— begin —
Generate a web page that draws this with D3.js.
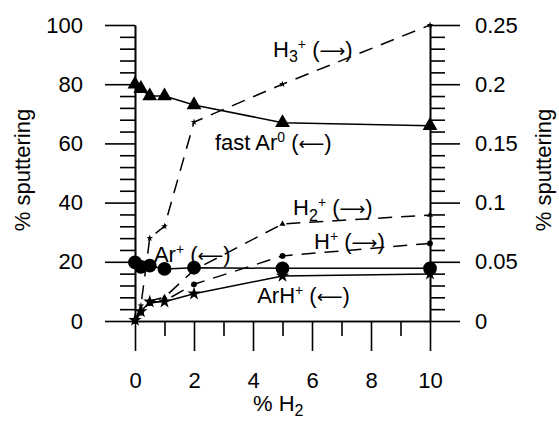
<!DOCTYPE html>
<html>
<head>
<meta charset="utf-8">
<script src="https://cdn.jsdelivr.net/npm/d3@7"></script>
<style>
  html, body { margin: 0; padding: 0; background: #fff; }
  svg { display: block; font-family: "Liberation Sans", Arial, Helvetica, sans-serif; }
</style>
</head>
<body>
<svg id="chart" width="559" height="422"></svg>
<script>
// Hydrogen content of the discharge gas (% H2)
const h2Percent = [0, 0.2, 0.5, 1, 2, 5, 10];

// Left-axis series (% sputtering)
const fastAr0 = [80, 78.5, 76, 76, 73, 67, 66];
const arPlus  = [19.8, 18.3, 18.7, 17.6, 18, 17.8, 17.8];
const arHPlus = [0.3, 3.2, 6.5, 6.5, 9.2, 15.2, 15.9];

// Right-axis series (% sputtering)
const h3Plus = [0, 0.013, 0.070, 0.080, 0.168, 0.200, 0.250];
const h2Plus = [0, 0.008, 0.017, 0.020, 0.043, 0.082, 0.0895];
const hPlus  = [0, 0.007, 0.015, 0.017, 0.031, 0.055, 0.0655];

// Tick values
const xTicks = [0, 2, 4, 6, 8, 10];
const xMinorTicks = [1, 3, 5, 7, 9];
const leftTicks = [0, 20, 40, 60, 80, 100];
const rightTicks = [0, 0.05, 0.1, 0.15, 0.2, 0.25];

const svg = d3.select("#chart");
const FS = 22;

const x = d3.scaleLinear().domain([0, 10]).range([135, 430]);
const yL = d3.scaleLinear().domain([0, 100]).range([321, 25]);
const yR = d3.scaleLinear().domain([0, 0.25]).range([321, 25]);

function styleAxis(g) {
  g.selectAll("path, line").attr("stroke", "#000").attr("stroke-width", 1.6);
  g.selectAll("text").attr("font-size", FS).attr("fill", "#000")
    .attr("font-family", "Liberation Sans, Arial, sans-serif");
}

// Minor ticks
const leftMinor = d3.range(0, 101, 4).filter(v => v % 20 !== 0);
const rightMinor = d3.range(0, 26, 1).map(v => v / 100).filter((v, i) => i % 5 !== 0);

svg.append("g").attr("transform", `translate(${x(0)},0)`)
  .call(d3.axisLeft(yL).tickValues(leftMinor).tickSize(15).tickSizeOuter(0).tickFormat(""))
  .call(styleAxis);
svg.append("g").attr("transform", `translate(${x(10)},0)`)
  .call(d3.axisRight(yR).tickValues(rightMinor).tickSize(15).tickSizeOuter(0).tickFormat(""))
  .call(styleAxis);
svg.append("g").attr("transform", `translate(0,${yL(0)})`)
  .call(d3.axisBottom(x).tickValues(xMinorTicks).tickSize(15).tickSizeOuter(0).tickFormat(""))
  .call(styleAxis);

// Major axes
svg.append("g").attr("transform", `translate(${x(0)},0)`)
  .call(d3.axisLeft(yL).tickValues(leftTicks).tickSize(30).tickPadding(22).tickSizeOuter(0))
  .call(styleAxis);
svg.append("g").attr("transform", `translate(${x(10)},0)`)
  .call(d3.axisRight(yR).tickValues(rightTicks).tickSize(30).tickPadding(15).tickSizeOuter(0)
        .tickFormat(d3.format("~g")))
  .call(styleAxis);
svg.append("g").attr("transform", `translate(0,${yL(0)})`)
  .call(d3.axisBottom(x).tickValues(xTicks).tickSize(30).tickPadding(21).tickSizeOuter(0))
  .call(styleAxis);

// Axis titles
svg.append("text")
  .attr("transform", `translate(30,${(yL(0) + yL(100)) / 2 - 3}) rotate(-90)`)
  .attr("text-anchor", "middle").attr("font-size", FS).text("% sputtering");
svg.append("text")
  .attr("transform", `translate(551,${(yL(0) + yL(100)) / 2 - 3}) rotate(-90)`)
  .attr("text-anchor", "middle").attr("font-size", FS).text("% sputtering");
const xt = svg.append("text").attr("x", 253).attr("y", 411).attr("font-size", FS);
xt.append("tspan").text("% H");
xt.append("tspan").attr("dy", 5).attr("font-size", 16).text("2");

// Series definitions
const series = [
  { vals: h3Plus, y: yR, dashed: true,  sym: d3.symbolStar,     size: 14 },
  { vals: h2Plus, y: yR, dashed: true,  sym: d3.symbolTriangle, size: 16 },
  { vals: hPlus,  y: yR, dashed: true,  sym: d3.symbolCircle,   size: 26 },
  { vals: fastAr0, y: yL, dashed: false, sym: d3.symbolTriangle, size: 95 },
  { vals: arPlus,  y: yL, dashed: false, sym: d3.symbolCircle,   size: 150 },
  { vals: arHPlus, y: yL, dashed: false, sym: d3.symbolStar,     size: 55 }
];

series.forEach(s => {
  const line = d3.line().x((d, i) => x(h2Percent[i])).y(d => s.y(d));
  svg.append("path")
    .attr("d", line(s.vals))
    .attr("fill", "none").attr("stroke", "#000").attr("stroke-width", 1.5)
    .attr("stroke-dasharray", s.dashed ? "14,9" : null);
});
series.forEach(s => {
  const sym = d3.symbol().type(s.sym).size(s.size);
  svg.append("g").selectAll("path")
    .data(s.vals).join("path")
    .attr("transform", (d, i) => `translate(${x(h2Percent[i])},${s.y(d)})`)
    .attr("d", sym()).attr("fill", "#000");
});

// Series labels: name with sub/superscripts, then the axis-direction arrow
function label(px, py, parts, arrow) {
  const t = svg.append("text").attr("x", px).attr("y", py).attr("font-size", FS).attr("fill", "#000");
  parts.forEach(p => {
    const ts = t.append("tspan").text(p.t);
    if (p.dy) ts.attr("dy", p.dy);
    if (p.fs) ts.attr("font-size", p.fs);
  });
  t.append("tspan").attr("dy", 8).text(" (");
  t.append("tspan").attr("font-family", "DejaVu Sans").attr("font-size", 18).text(arrow);
  t.append("tspan").text(")");
}
const R = "\u27F6", L = "\u27F5";
label(x(4.68), 57, [{ t: "H" }, { t: "3", dy: 5, fs: 16 }, { t: "+", dy: -13, fs: 14 }], R);
label(x(2.71), 150, [{ t: "fast Ar" }, { t: "0", dy: -8, fs: 14 }], L);
label(x(5.36), 215, [{ t: "H" }, { t: "2", dy: 6, fs: 16 }, { t: "+", dy: -14, fs: 14 }], R);
label(x(6.07), 248.5, [{ t: "H" }, { t: "+", dy: -8, fs: 14 }], R);
label(x(0.64), 261.7, [{ t: "Ar" }, { t: "+", dy: -8, fs: 14 }], L);
label(x(4.14), 303, [{ t: "ArH" }, { t: "+", dy: -8, fs: 14 }], L);
</script>
</body>
</html>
— end —
__WHAT NEEDS TO BE DONE__. Replicate the material above verbatim; images stay out of the copy.

__EXERCISE RESPONSE__.
Generate a web page that draws this with D3.js.
<!DOCTYPE html>
<html>
<head>
<meta charset="utf-8">
<script src="https://cdn.jsdelivr.net/npm/d3@7"></script>
<style>
  html, body { margin: 0; padding: 0; background: #fff; }
  svg { display: block; font-family: "Liberation Sans", Arial, Helvetica, sans-serif; }
</style>
</head>
<body>
<svg id="chart" width="559" height="422"></svg>
<script>
// Hydrogen content of the discharge gas (% H2)
const h2Percent = [0, 0.2, 0.5, 1, 2, 5, 10];

// Left-axis series (% sputtering)
const fastAr0 = [80, 78.5, 76, 76, 73, 67, 66];
const arPlus  = [19.8, 18.3, 18.7, 17.6, 18, 17.8, 17.8];
const arHPlus = [0.3, 3.2, 6.5, 6.5, 9.2, 15.2, 15.9];

// Right-axis series (% sputtering)
const h3Plus = [0, 0.013, 0.070, 0.080, 0.168, 0.200, 0.250];
const h2Plus = [0, 0.008, 0.017, 0.020, 0.043, 0.082, 0.0895];
const hPlus  = [0, 0.007, 0.015, 0.017, 0.031, 0.055, 0.0655];

// Tick values
const xTicks = [0, 2, 4, 6, 8, 10];
const xMinorTicks = [1, 3, 5, 7, 9];
const leftTicks = [0, 20, 40, 60, 80, 100];
const rightTicks = [0, 0.05, 0.1, 0.15, 0.2, 0.25];

const svg = d3.select("#chart");
const FS = 22;

const x = d3.scaleLinear().domain([0, 10]).range([135, 430]);
const yL = d3.scaleLinear().domain([0, 100]).range([321, 25]);
const yR = d3.scaleLinear().domain([0, 0.25]).range([321, 25]);

function styleAxis(g) {
  g.selectAll("path, line").attr("stroke", "#000").attr("stroke-width", 1.6);
  g.selectAll("text").attr("font-size", FS).attr("fill", "#000")
    .attr("font-family", "Liberation Sans, Arial, sans-serif");
}

// Minor ticks
const leftMinor = d3.range(0, 101, 4).filter(v => v % 20 !== 0);
const rightMinor = d3.range(0, 26, 1).map(v => v / 100).filter((v, i) => i % 5 !== 0);

svg.append("g").attr("transform", `translate(${x(0)},0)`)
  .call(d3.axisLeft(yL).tickValues(leftMinor).tickSize(15).tickSizeOuter(0).tickFormat(""))
  .call(styleAxis);
svg.append("g").attr("transform", `translate(${x(10)},0)`)
  .call(d3.axisRight(yR).tickValues(rightMinor).tickSize(15).tickSizeOuter(0).tickFormat(""))
  .call(styleAxis);
svg.append("g").attr("transform", `translate(0,${yL(0)})`)
  .call(d3.axisBottom(x).tickValues(xMinorTicks).tickSize(15).tickSizeOuter(0).tickFormat(""))
  .call(styleAxis);

// Major axes
svg.append("g").attr("transform", `translate(${x(0)},0)`)
  .call(d3.axisLeft(yL).tickValues(leftTicks).tickSize(30).tickPadding(22).tickSizeOuter(0))
  .call(styleAxis);
svg.append("g").attr("transform", `translate(${x(10)},0)`)
  .call(d3.axisRight(yR).tickValues(rightTicks).tickSize(30).tickPadding(15).tickSizeOuter(0)
        .tickFormat(d3.format("~g")))
  .call(styleAxis);
svg.append("g").attr("transform", `translate(0,${yL(0)})`)
  .call(d3.axisBottom(x).tickValues(xTicks).tickSize(30).tickPadding(21).tickSizeOuter(0))
  .call(styleAxis);

// Axis titles
svg.append("text")
  .attr("transform", `translate(30,${(yL(0) + yL(100)) / 2 - 3}) rotate(-90)`)
  .attr("text-anchor", "middle").attr("font-size", FS).text("% sputtering");
svg.append("text")
  .attr("transform", `translate(551,${(yL(0) + yL(100)) / 2 - 3}) rotate(-90)`)
  .attr("text-anchor", "middle").attr("font-size", FS).text("% sputtering");
const xt = svg.append("text").attr("x", 253).attr("y", 411).attr("font-size", FS);
xt.append("tspan").text("% H");
xt.append("tspan").attr("dy", 5).attr("font-size", 16).text("2");

// Series definitions
const series = [
  { vals: h3Plus, y: yR, dashed: true,  sym: d3.symbolStar,     size: 14 },
  { vals: h2Plus, y: yR, dashed: true,  sym: d3.symbolTriangle, size: 16 },
  { vals: hPlus,  y: yR, dashed: true,  sym: d3.symbolCircle,   size: 26 },
  { vals: fastAr0, y: yL, dashed: false, sym: d3.symbolTriangle, size: 95 },
  { vals: arPlus,  y: yL, dashed: false, sym: d3.symbolCircle,   size: 150 },
  { vals: arHPlus, y: yL, dashed: false, sym: d3.symbolStar,     size: 55 }
];

series.forEach(s => {
  const line = d3.line().x((d, i) => x(h2Percent[i])).y(d => s.y(d));
  svg.append("path")
    .attr("d", line(s.vals))
    .attr("fill", "none").attr("stroke", "#000").attr("stroke-width", 1.5)
    .attr("stroke-dasharray", s.dashed ? "14,9" : null);
});
series.forEach(s => {
  const sym = d3.symbol().type(s.sym).size(s.size);
  svg.append("g").selectAll("path")
    .data(s.vals).join("path")
    .attr("transform", (d, i) => `translate(${x(h2Percent[i])},${s.y(d)})`)
    .attr("d", sym()).attr("fill", "#000");
});

// Series labels: name with sub/superscripts, then the axis-direction arrow
function label(px, py, parts, arrow) {
  const t = svg.append("text").attr("x", px).attr("y", py).attr("font-size", FS).attr("fill", "#000");
  parts.forEach(p => {
    const ts = t.append("tspan").text(p.t);
    if (p.dy) ts.attr("dy", p.dy);
    if (p.fs) ts.attr("font-size", p.fs);
  });
  t.append("tspan").attr("dy", 8).text(" (");
  t.append("tspan").attr("font-family", "DejaVu Sans").attr("font-size", 18).text(arrow);
  t.append("tspan").text(")");
}
const R = "\u27F6", L = "\u27F5";
label(x(4.68), 57, [{ t: "H" }, { t: "3", dy: 5, fs: 16 }, { t: "+", dy: -13, fs: 14 }], R);
label(x(2.71), 150, [{ t: "fast Ar" }, { t: "0", dy: -8, fs: 14 }], L);
label(x(5.36), 215, [{ t: "H" }, { t: "2", dy: 6, fs: 16 }, { t: "+", dy: -14, fs: 14 }], R);
label(x(6.07), 248.5, [{ t: "H" }, { t: "+", dy: -8, fs: 14 }], R);
label(x(0.64), 261.7, [{ t: "Ar" }, { t: "+", dy: -8, fs: 14 }], L);
label(x(4.14), 303, [{ t: "ArH" }, { t: "+", dy: -8, fs: 14 }], L);
</script>
</body>
</html>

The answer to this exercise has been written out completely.